Question: Our Vicar says it costs £18 per person per week to keep our church open. On meeting a C of E barrister at a service elsewhere, I put this to him, and he said the Vicar was wrong, because all collections from all C of E churches, rich or poor, are sent into the Church Commissioners, who then “allocate funds as needed”. Who is right?
Your answers: I’m not sure where the questioner’s barrister practises, but I wouldn’t be going to him for advice any time soon. The parish share or, as it used to be called, the quota is a voluntary donation by the parishes to fund their diocese.
Of course, the diocese loves us to pay it in full; for that is what pays clergy stipends and enables the diocese to function financially. That is why it also prefers it in monthly instalments rather than at the end of the year: to keep the cashflow running.
The rest of the collection, which I can quite believe is up to £18 per person per week, pays for parish mission, the functioning of the parish (including clergy expenses), and maintaining buildings — many of them fine but ancient and now arguably unsuitable.

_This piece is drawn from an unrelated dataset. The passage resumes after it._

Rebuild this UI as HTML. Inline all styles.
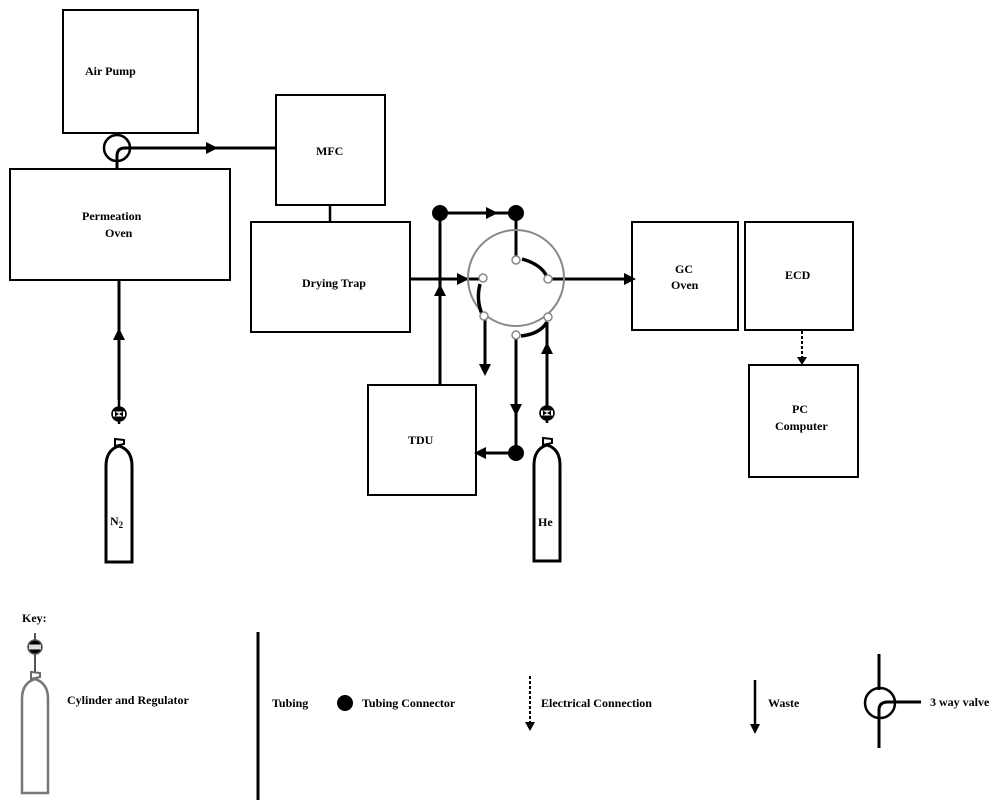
<!DOCTYPE html>
<html><head><meta charset="utf-8"><style>
html,body{margin:0;padding:0;background:#fff;}
svg{display:block;}
text{font-family:"Liberation Serif",serif;font-weight:bold;font-size:12px;fill:#000;}
</style></head><body>
<svg width="1000" height="809" viewBox="0 0 1000 809" xmlns="http://www.w3.org/2000/svg">
<defs>
<marker id="ah" viewBox="0 0 10 10" refX="5" refY="5" markerWidth="4" markerHeight="4" orient="auto"><path d="M0,0 L10,5 L0,10 z" fill="#000"/></marker>
<g id="cyl">
  <line x1="0" y1="-20" x2="0" y2="10" stroke="#000" stroke-width="2.5"/>
  <circle cx="0" cy="0" r="7" fill="#000" stroke="#000" stroke-width="1.5"/>
  <rect x="-6" y="-2.5" width="12" height="5" fill="#fff"/>
  <path d="M-4,-2.5 L0,0 L-4,2.5 z M4,-2.5 L0,0 L4,2.5 z" fill="#000"/>
  <path d="M-4,25 L-4,32 L5,30 L5,26 z" fill="none" stroke="#000" stroke-width="2"/>
  <path d="M-13,148 L-13,52 Q-13,36 0,32 Q13,36 13,52 L13,148 z" fill="#fff" stroke="#000" stroke-width="3"/>
</g>
<g id="key-cyl">
  <line x1="0" y1="-14" x2="0" y2="26" stroke="#555" stroke-width="2"/>
  <circle cx="0" cy="0" r="7" fill="#000" stroke="#555" stroke-width="1.5"/>
  <rect x="-6" y="-2.5" width="12" height="5" fill="#ddd"/>
  <path d="M-4,25 L-4,32 L5,30 L5,26 z" fill="none" stroke="#666" stroke-width="2"/>
  <path d="M-13,146 L-13,52 Q-13,36 0,32 Q13,36 13,52 L13,146 z" fill="#fff" stroke="#777" stroke-width="2.5"/>
</g>
</defs>
<g fill="none" stroke="#000" stroke-width="2">
<rect x="63" y="10" width="135" height="123"/>
<rect x="10" y="169" width="220" height="111"/>
<rect x="276" y="95" width="109" height="110"/>
<rect x="251" y="222" width="159" height="110"/>
<rect x="368" y="385" width="108" height="110"/>
<rect x="632" y="222" width="106" height="108"/>
<rect x="745" y="222" width="108" height="108"/>
<rect x="749" y="365" width="109" height="112"/>
</g>
<g stroke="#000" stroke-width="3" fill="none">
<!-- valve top -->
<line x1="117" y1="133" x2="117" y2="169"/>
<circle cx="117" cy="148" r="13" stroke-width="2.5" fill="#fff"/>
<path d="M117,169 L117,156 Q117,148 125,148 L276,148"/>
<line x1="130" y1="148" x2="212" y2="148" marker-end="url(#ah)"/>
<line x1="330" y1="205" x2="330" y2="222" stroke-width="2.5"/>
<line x1="410" y1="279" x2="463" y2="279" marker-end="url(#ah)"/>
<line x1="463" y1="279" x2="480" y2="279"/>
<line x1="440" y1="213" x2="440" y2="385"/>
<line x1="440" y1="330" x2="440" y2="290" marker-end="url(#ah)"/>
<line x1="440" y1="213" x2="492" y2="213" marker-end="url(#ah)"/>
<line x1="492" y1="213" x2="516" y2="213"/>
<line x1="516" y1="213" x2="516" y2="256"/>
<line x1="552" y1="279" x2="630" y2="279" marker-end="url(#ah)"/>
<line x1="485" y1="320" x2="485" y2="370" marker-end="url(#ah)"/>
<line x1="516" y1="339" x2="516" y2="453"/>
<line x1="516" y1="390" x2="516" y2="410" marker-end="url(#ah)"/>
<line x1="516" y1="453" x2="480" y2="453" marker-end="url(#ah)"/>
<line x1="547" y1="322" x2="547" y2="408"/>
<line x1="547" y1="370" x2="547" y2="348" marker-end="url(#ah)"/>
<line x1="119" y1="280" x2="119" y2="400"/>
<line x1="119" y1="350" x2="119" y2="334" marker-end="url(#ah)"/>
</g>
<circle cx="516" cy="278" r="48" fill="none" stroke="#888" stroke-width="2"/>
<g stroke="#000" stroke-width="3.5" fill="none">
<path d="M522,259 Q540,264 546,275"/>
<path d="M480,284 Q476,300 482,314"/>
<path d="M521,336 Q540,334 547,322"/>
</g>
<g fill="#fff" stroke="#888" stroke-width="1.5">
<circle cx="516" cy="260" r="4"/><circle cx="548" cy="279" r="4"/><circle cx="483" cy="278" r="4"/>
<circle cx="484" cy="316" r="4"/><circle cx="516" cy="335" r="4"/><circle cx="548" cy="317" r="4"/>
</g>
<g fill="#000">
<circle cx="440" cy="213" r="8"/><circle cx="516" cy="213" r="8"/><circle cx="516" cy="453" r="8"/>
</g>
<line x1="802" y1="331" x2="802" y2="360" stroke="#000" stroke-width="2" stroke-dasharray="3,2"/>
<path d="M797,357 L807,357 L802,365 z" fill="#000"/>
<use href="#cyl" x="119" y="414"/>
<use href="#cyl" x="547" y="413"/>
<text x="85" y="75">Air Pump</text>
<text x="82" y="220">Permeation</text>
<text x="105" y="237">Oven</text>
<text x="316" y="155">MFC</text>
<text x="302" y="287">Drying Trap</text>
<text x="408" y="444">TDU</text>
<text x="675" y="273">GC</text>
<text x="671" y="289">Oven</text>
<text x="785" y="279">ECD</text>
<text x="792" y="413">PC</text>
<text x="775" y="430">Computer</text>
<text x="110" y="525" font-size="14">N<tspan font-size="9" dy="3">2</tspan></text>
<text x="538" y="526" font-size="13">He</text>
<!-- key -->
<text x="22" y="622">Key:</text>
<use href="#key-cyl" x="35" y="647"/>
<text x="67" y="704">Cylinder and Regulator</text>
<line x1="258" y1="632" x2="258" y2="800" stroke="#000" stroke-width="3"/>
<text x="272" y="707">Tubing</text>
<circle cx="345" cy="703" r="8" fill="#000"/>
<text x="362" y="707">Tubing Connector</text>
<line x1="530" y1="676" x2="530" y2="724" stroke="#000" stroke-width="2" stroke-dasharray="3,2"/>
<path d="M525,722 L535,722 L530,731 z" fill="#000"/>
<text x="541" y="707">Electrical Connection</text>
<line x1="755" y1="680" x2="755" y2="726" stroke="#000" stroke-width="2.5"/>
<path d="M750,724 L760,724 L755,734 z" fill="#000"/>
<text x="768" y="707">Waste</text>
<g stroke="#000" stroke-width="3" fill="none">
<line x1="879" y1="654" x2="879" y2="690"/>
<circle cx="880" cy="703" r="15" stroke-width="2.5"/>
<path d="M879,748 L879,710 Q879,702 888,702 L921,702"/>
</g>
<text x="930" y="706">3 way valve</text>
</svg>
</body></html>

None of the money given down here on the plate or preferably by direct debit goes anywhere near the Church Commissioners.
(The Revd) Simon Rundell
In all honesty I find the ignorance of a “C of E barrister” on this subject mind-blowing. The simple answer is absolutely no. Money does not get sent to the Church Commissioners (or anyone else) for them to allocate, as it belongs to the specific C of E church.
Legally, each parish church (or possibly a group of churches) is a charity in its own right, now usually registered with the Charity Commission. PCC members are the charity trustees who are legally responsible for ensuring that the church complies with the relevant charity law governing the disbursal of that money; thus the PCC members decide what it should be spent on, apart from any money given for a specific purpose, which is accounted for as restricted giving and does then get passed on appropriately — but rarely to the Church Commisioners!
Having been a church treasurer for many years, and as a chartered accountant, I can confidently say that the C of E barrister is wrong. While an often large proportion of a church’s income may be given to the diocese as a “parish share” or “quota”, no money has to be sent by a church to the Church Commissioners.
Your questions: Now my hearing is beginning to deteriorate, I am increasingly sensitive to sound levels. At a recent service, I used a phone app to measure the sound levels when the worship band was playing and everyone was singing. These averaged 92-96 dBA over a cumulative period of about 20 minutes. Alongside me were parents with pre-school children, aged from a few weeks old, who regularly attend. Using the same phone and app, I measured the sound level of a commercial circular saw, for which ear protection is advised during use. It registered 92 dBA in an enclosed space. These are not scientific measurements, but can any readers with the necessary specialism in audiology and child development advise whether such sound-level exposure in our churches might be harmful, and subject to safeguarding regulations?